Short task:
Look through the material below for "with". Copy every line that contains it.

[Source records]
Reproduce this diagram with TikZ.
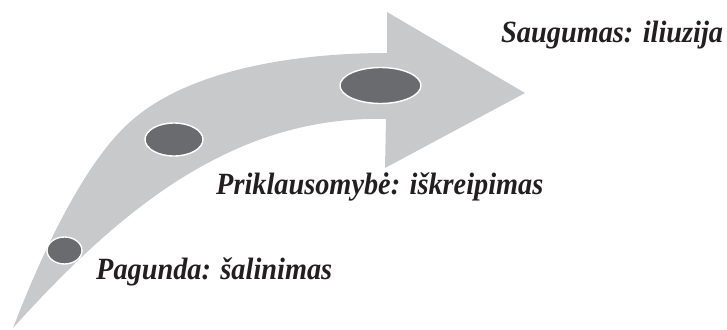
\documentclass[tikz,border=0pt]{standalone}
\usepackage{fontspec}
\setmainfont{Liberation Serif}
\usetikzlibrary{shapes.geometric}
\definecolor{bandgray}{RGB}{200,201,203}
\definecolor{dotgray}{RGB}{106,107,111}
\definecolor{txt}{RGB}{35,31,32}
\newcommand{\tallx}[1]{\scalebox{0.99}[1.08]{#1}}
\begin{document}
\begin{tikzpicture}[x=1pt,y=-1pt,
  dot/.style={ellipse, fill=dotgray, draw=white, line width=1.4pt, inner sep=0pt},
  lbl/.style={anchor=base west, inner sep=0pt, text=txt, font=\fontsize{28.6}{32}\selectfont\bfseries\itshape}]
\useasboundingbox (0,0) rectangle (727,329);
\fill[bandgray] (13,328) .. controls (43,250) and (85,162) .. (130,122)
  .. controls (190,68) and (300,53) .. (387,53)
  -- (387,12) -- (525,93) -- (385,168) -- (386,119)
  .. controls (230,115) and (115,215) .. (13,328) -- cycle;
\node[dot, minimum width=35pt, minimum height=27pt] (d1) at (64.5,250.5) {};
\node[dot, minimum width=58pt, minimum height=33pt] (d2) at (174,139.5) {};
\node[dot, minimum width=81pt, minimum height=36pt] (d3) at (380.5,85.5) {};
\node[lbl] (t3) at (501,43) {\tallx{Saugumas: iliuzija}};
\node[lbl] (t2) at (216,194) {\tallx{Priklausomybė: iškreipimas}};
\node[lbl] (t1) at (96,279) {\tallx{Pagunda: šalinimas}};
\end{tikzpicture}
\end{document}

* * *

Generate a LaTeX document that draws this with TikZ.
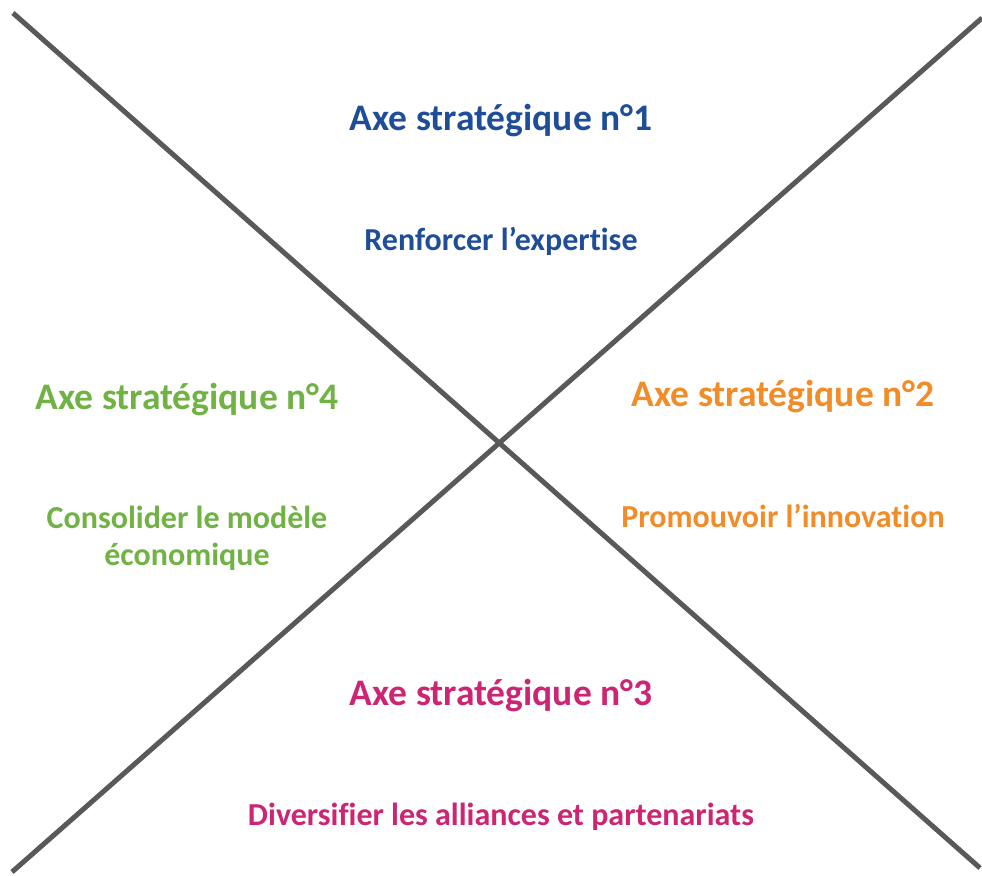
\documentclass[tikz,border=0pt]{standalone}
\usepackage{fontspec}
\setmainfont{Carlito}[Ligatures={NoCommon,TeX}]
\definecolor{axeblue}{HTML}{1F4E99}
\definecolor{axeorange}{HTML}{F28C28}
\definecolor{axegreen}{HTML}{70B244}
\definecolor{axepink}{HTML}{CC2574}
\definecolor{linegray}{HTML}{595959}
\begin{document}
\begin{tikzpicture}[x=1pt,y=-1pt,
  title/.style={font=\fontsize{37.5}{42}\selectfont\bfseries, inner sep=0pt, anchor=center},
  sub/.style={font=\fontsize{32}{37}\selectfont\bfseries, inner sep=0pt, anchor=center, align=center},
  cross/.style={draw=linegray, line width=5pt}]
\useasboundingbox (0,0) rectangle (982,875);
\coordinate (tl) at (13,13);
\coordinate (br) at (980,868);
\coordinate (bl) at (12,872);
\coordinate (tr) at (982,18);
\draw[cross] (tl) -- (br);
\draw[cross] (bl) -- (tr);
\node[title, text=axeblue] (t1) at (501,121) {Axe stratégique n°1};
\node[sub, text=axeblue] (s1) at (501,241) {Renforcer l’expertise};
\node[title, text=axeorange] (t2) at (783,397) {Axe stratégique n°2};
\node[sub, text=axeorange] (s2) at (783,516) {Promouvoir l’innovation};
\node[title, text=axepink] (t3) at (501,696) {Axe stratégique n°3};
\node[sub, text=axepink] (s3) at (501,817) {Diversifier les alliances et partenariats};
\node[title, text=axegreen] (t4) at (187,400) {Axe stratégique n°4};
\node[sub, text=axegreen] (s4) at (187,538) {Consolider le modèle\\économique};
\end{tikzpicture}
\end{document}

==

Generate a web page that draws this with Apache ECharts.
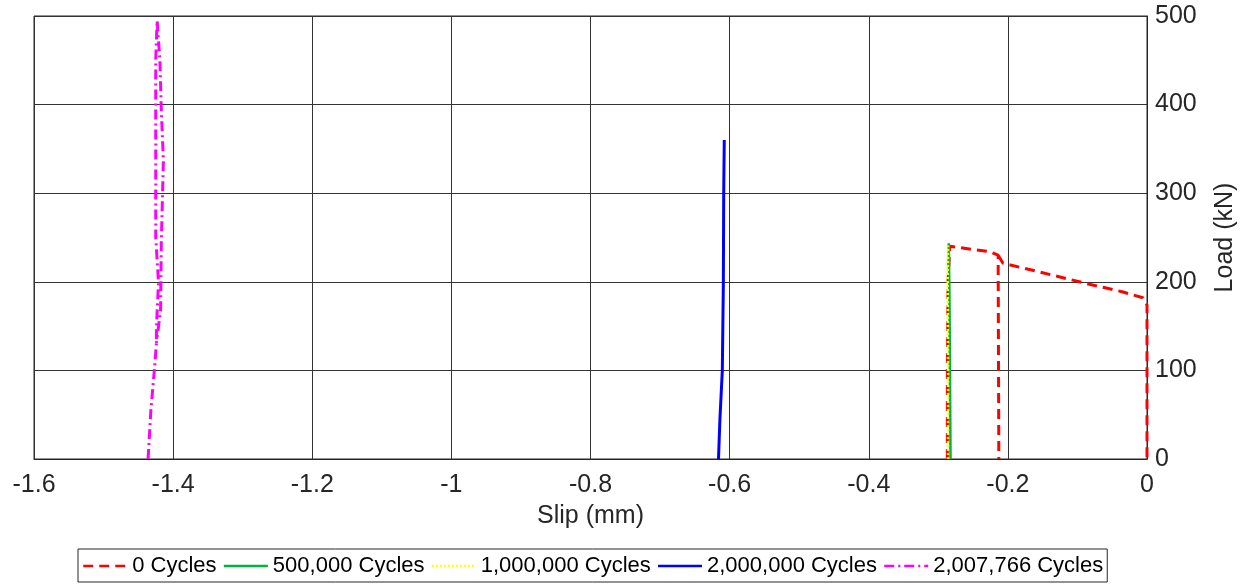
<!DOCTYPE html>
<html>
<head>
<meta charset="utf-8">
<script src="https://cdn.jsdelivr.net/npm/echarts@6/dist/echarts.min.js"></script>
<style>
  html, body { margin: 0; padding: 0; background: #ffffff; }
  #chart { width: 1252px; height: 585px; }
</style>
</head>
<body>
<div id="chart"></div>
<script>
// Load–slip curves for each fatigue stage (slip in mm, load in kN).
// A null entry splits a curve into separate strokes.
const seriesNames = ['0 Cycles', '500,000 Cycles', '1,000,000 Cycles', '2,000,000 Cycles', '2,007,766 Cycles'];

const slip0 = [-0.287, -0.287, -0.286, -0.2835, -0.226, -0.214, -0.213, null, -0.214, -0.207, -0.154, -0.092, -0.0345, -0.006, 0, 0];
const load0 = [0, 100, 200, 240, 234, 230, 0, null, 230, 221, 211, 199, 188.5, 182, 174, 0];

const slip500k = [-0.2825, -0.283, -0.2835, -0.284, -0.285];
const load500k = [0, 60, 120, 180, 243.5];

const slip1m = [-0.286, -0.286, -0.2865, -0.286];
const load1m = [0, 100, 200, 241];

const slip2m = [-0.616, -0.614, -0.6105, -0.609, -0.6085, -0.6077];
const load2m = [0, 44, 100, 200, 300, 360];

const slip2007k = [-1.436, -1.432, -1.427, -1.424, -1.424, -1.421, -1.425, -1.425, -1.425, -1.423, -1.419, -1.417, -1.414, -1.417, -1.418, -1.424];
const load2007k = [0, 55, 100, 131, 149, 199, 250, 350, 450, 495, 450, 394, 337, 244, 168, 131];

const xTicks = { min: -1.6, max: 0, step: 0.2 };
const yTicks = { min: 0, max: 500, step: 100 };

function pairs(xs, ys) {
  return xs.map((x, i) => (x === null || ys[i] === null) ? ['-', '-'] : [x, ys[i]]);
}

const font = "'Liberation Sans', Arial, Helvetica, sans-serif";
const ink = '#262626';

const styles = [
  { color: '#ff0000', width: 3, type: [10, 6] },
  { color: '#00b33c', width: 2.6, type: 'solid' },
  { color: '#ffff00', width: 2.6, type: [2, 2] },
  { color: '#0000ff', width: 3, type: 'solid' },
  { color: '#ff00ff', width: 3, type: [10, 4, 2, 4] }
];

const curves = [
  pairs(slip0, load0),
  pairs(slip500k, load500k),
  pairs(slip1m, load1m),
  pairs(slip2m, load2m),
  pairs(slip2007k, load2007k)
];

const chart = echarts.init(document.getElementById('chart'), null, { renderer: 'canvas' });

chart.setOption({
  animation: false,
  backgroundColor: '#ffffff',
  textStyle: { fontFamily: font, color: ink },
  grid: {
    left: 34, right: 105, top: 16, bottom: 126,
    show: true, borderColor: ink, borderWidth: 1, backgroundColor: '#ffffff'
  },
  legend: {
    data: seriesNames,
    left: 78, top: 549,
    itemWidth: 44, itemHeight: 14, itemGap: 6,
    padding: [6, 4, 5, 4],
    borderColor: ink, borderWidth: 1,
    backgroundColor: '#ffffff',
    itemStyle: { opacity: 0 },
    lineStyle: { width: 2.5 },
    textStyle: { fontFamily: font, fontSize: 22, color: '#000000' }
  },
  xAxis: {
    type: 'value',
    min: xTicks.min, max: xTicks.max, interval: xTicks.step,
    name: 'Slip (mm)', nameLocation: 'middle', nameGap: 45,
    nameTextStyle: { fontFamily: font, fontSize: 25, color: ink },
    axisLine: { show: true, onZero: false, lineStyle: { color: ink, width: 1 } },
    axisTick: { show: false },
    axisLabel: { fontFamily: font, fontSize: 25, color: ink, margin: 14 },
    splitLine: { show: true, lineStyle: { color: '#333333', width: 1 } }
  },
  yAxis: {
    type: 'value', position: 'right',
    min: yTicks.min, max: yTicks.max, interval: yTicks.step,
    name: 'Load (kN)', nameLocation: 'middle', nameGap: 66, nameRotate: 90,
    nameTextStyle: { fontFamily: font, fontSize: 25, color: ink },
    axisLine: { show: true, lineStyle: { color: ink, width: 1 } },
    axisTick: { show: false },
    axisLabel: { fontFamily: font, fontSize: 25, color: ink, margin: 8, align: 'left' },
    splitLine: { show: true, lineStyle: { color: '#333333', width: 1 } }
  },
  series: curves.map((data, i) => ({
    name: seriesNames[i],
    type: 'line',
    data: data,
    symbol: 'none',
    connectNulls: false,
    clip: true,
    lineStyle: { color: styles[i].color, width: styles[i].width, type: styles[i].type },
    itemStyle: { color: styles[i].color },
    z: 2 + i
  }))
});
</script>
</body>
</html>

The reply:
Reproduce this diagram with TikZ.
Generate a LaTeX document that draws this with TikZ.
Generate a web page that draws this with Apache ECharts.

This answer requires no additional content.